明歌就差要送他一朵小红花了,抢人东西还抢得这么理直气壮。

“你那么大人还真不害臊,问人家要东西,不给就打人,这是抗揍不抗揍的问题吗?”

黑衣人了然,“也是,重点是他不交东西,要不然,他哪会吃这种苦头。”

“这人眼看都不行了,所以您老才想起还有我,让我过来照顾他,我又不是神仙,伸手就能把人照顾好。

我就不明白了,您下手的时候,就没有想过有可能东西没到手,把人给先折腾没了?”

“没有,”黑衣人诚实点头,“我以为他不会这么娇气。

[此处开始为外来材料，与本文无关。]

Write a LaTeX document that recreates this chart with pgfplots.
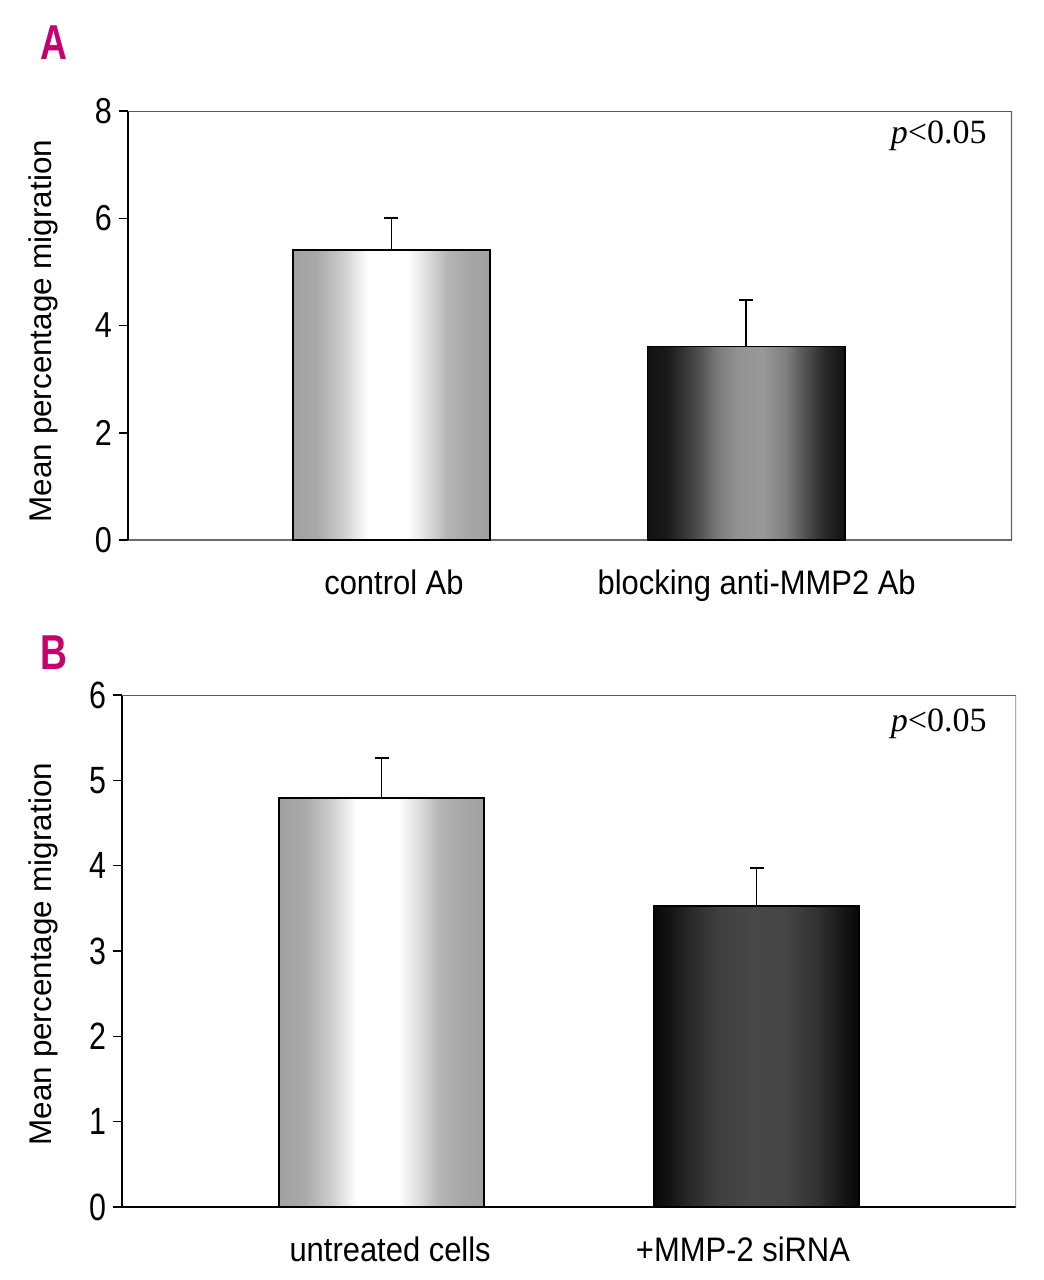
\documentclass[border=0pt]{standalone}
\usepackage{pgfplots}
\pgfplotsset{compat=1.18}
\usepackage{fontspec}
\setmainfont{Liberation Sans}
\newfontfamily\condA[FakeStretch=0.85]{Liberation Sans}
\newfontfamily\condB[FakeStretch=0.80]{Liberation Sans}
\newfontfamily\condX[FakeStretch=0.91]{Liberation Sans}
\newfontfamily\panelfont[FakeStretch=0.76]{Liberation Sans}
\newfontfamily\pser{Liberation Serif}
\definecolor{panelc}{RGB}{200,0,110}

\pgfdeclarehorizontalshading{lightbar}{100bp}{%
 rgb(0bp)=(0.63,0.63,0.63);
 rgb(25bp)=(0.63,0.63,0.63);
 rgb(31bp)=(0.66,0.66,0.66);
 rgb(37.5bp)=(0.80,0.80,0.80);
 rgb(44bp)=(1,1,1);
 rgb(54bp)=(1,1,1);
 rgb(59bp)=(0.87,0.87,0.87);
 rgb(64bp)=(0.71,0.71,0.71);
 rgb(70bp)=(0.65,0.65,0.65);
 rgb(75bp)=(0.63,0.63,0.63);
 rgb(100bp)=(0.63,0.63,0.63)}
\pgfdeclarehorizontalshading{darkA}{100bp}{%
 rgb(0bp)=(0.07,0.07,0.07);
 rgb(25bp)=(0.07,0.07,0.07);
 rgb(30bp)=(0.10,0.10,0.10);
 rgb(34bp)=(0.20,0.20,0.20);
 rgb(38.5bp)=(0.33,0.33,0.33);
 rgb(42.5bp)=(0.47,0.47,0.47);
 rgb(47.5bp)=(0.57,0.57,0.57);
 rgb(54bp)=(0.60,0.60,0.60);
 rgb(60bp)=(0.50,0.50,0.50);
 rgb(65bp)=(0.32,0.32,0.32);
 rgb(70bp)=(0.16,0.16,0.16);
 rgb(75bp)=(0.07,0.07,0.07);
 rgb(100bp)=(0.07,0.07,0.07)}
\pgfdeclarehorizontalshading{darkB}{100bp}{%
 rgb(0bp)=(0.03,0.03,0.03);
 rgb(25bp)=(0.03,0.03,0.03);
 rgb(29bp)=(0.08,0.08,0.08);
 rgb(33bp)=(0.15,0.15,0.15);
 rgb(41bp)=(0.25,0.25,0.25);
 rgb(49bp)=(0.28,0.28,0.28);
 rgb(57bp)=(0.27,0.27,0.27);
 rgb(65bp)=(0.19,0.19,0.19);
 rgb(71.5bp)=(0.08,0.08,0.08);
 rgb(75bp)=(0.03,0.03,0.03);
 rgb(100bp)=(0.03,0.03,0.03)}

\pgfplotsset{
  mystyle/.style={
    scale only axis,
    anchor=south west,
    axis x line*=bottom,
    axis y line*=left,
    tick align=outside,
    major tick length=4.5pt,
    ytick style={black, line width=0.75pt},
    xtick style={draw=none},
    /pgf/number format/assume math mode=true,
    xticklabel style={font=\condX\fontsize{17}{20}\selectfont, yshift=-7pt},
    every axis y label/.style={rotate=90, anchor=center, font=\fontsize{15.7}{18}\selectfont},
    y axis line style={black, line width=1pt},
  },
  errstyle/.style={draw=none, mark=none, forget plot,
    error bars/.cd, y dir=plus, y explicit,
    error bar style={draw=black, solid, line width=0.9pt},
    error mark options={rotate=90, draw=black, solid, line width=0.9pt, mark size=3.5pt}},
}

\begin{document}
\begin{tikzpicture}
\path[use as bounding box] (0pt,0pt) rectangle (522pt,-640pt);

% Panel A
\begin{axis}[mystyle,
  at={(64pt,-270pt)}, width=442pt, height=214.5pt,
  xmin=-0.743, xmax=1.750, ymin=0, ymax=8, ytick={0,2,4,6,8},
  xtick={0.007,1.03}, xticklabels={control Ab, blocking anti-MMP2 Ab},
  yticklabel style={font=\condA\fontsize{18}{20}\selectfont},
  x axis line style={draw=black!58, line width=0.75pt},
  ylabel={Mean percentage migration},
  every axis y label/.append style={at={(axis description cs:-0.0962,0.487)}},
]
\addplot[ybar, bar width=0.556, bar shift=0pt, draw=black, line width=0.9pt, shading=lightbar] coordinates {(0,5.41)};
\addplot[ybar, bar width=0.556, bar shift=0pt, draw=black, line width=0.9pt, shading=darkA] coordinates {(1,3.61)};
\addplot[errstyle] coordinates {(0,5.41) +- (0,0.60) (1,3.61) +- (0,0.86)};
\draw[black!65, line width=0.65pt] (rel axis cs:0,1) -- (rel axis cs:1,1);
\draw[black!62, line width=1.2pt] (rel axis cs:1,1) -- (rel axis cs:1,0) -- ++(0,-4pt);
\end{axis}

% Panel B
\begin{axis}[mystyle,
  at={(61pt,-603.5pt)}, width=447pt, height=256pt,
  xmin=-0.692, xmax=1.692, ymin=0, ymax=6, ytick={0,1,2,3,4,5,6},
  xtick={0.023,0.964}, xticklabels={untreated cells, +MMP-2 siRNA},
  yticklabel style={font=\condB\fontsize{19}{21}\selectfont},
  x axis line style={draw=black, line width=1pt},
  ylabel={Mean percentage migration},
  every axis y label/.append style={at={(axis description cs:-0.0884,0.494)}},
]
\addplot[ybar, bar width=0.548, bar shift=0pt, draw=black, line width=0.9pt, shading=lightbar] coordinates {(0,4.79)};
\addplot[ybar, bar width=0.548, bar shift=0pt, draw=black, line width=0.9pt, shading=darkB] coordinates {(1,3.53)};
\addplot[errstyle] coordinates {(0,4.79) +- (0,0.47) (1,3.53) +- (0,0.44)};
\draw[black!65, line width=0.75pt] (rel axis cs:0,1) -- (rel axis cs:1,1);
\draw[black!50, line width=0.6pt] (rel axis cs:1,1) -- (rel axis cs:1,0) -- ++(0,-4pt);
\end{axis}

% panel letters and annotations
\node[font=\panelfont\bfseries\fontsize{24.5}{26}\selectfont, text=panelc, inner sep=0pt] at (26.75pt,-21.25pt) {A};
\node[font=\panelfont\bfseries\fontsize{24.5}{26}\selectfont, text=panelc, inner sep=0pt] at (26.75pt,-326.5pt) {B};
\node[font=\pser\fontsize{17}{20}\selectfont, anchor=east, inner sep=0pt] at (493.5pt,-68pt) {\textit{p}<0.05};
\node[font=\pser\fontsize{17}{20}\selectfont, anchor=east, inner sep=0pt] at (493.5pt,-361.75pt) {\textit{p}<0.05};
\end{tikzpicture}
\end{document}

”

他手下的人,哪个没在刑房里走过,出来后没有一个蔫吧成这样。

“那你究竟是什么人?”

黑衣人不说话。

明歌却不想放过这个机会,据说人们距离近的时候,是最不容易防范的,也不知道老师讲的这个常识,放在古人身上有没有效果。

她努力回想催眠的暗示,奈何这个黑衣人根本不看她。

好吧!看来以后得加强一下催眠方面的知识了,自己不会武功,老这么坐以待毙也不是办法。

明歌当初在心理医院出的医疗事故,是把人催眠了差点儿送走,又不是没本事不能把人催眠,反正以后面对坏人的时候,力求自保,别说是差点儿送走,就是真送走了也无所谓。

只要能保护自己和身边的人,好好学习天天向上又何妨。

无名道人也是,教个武功还藏着掖着,招数没教几招,吃的东西却是不少。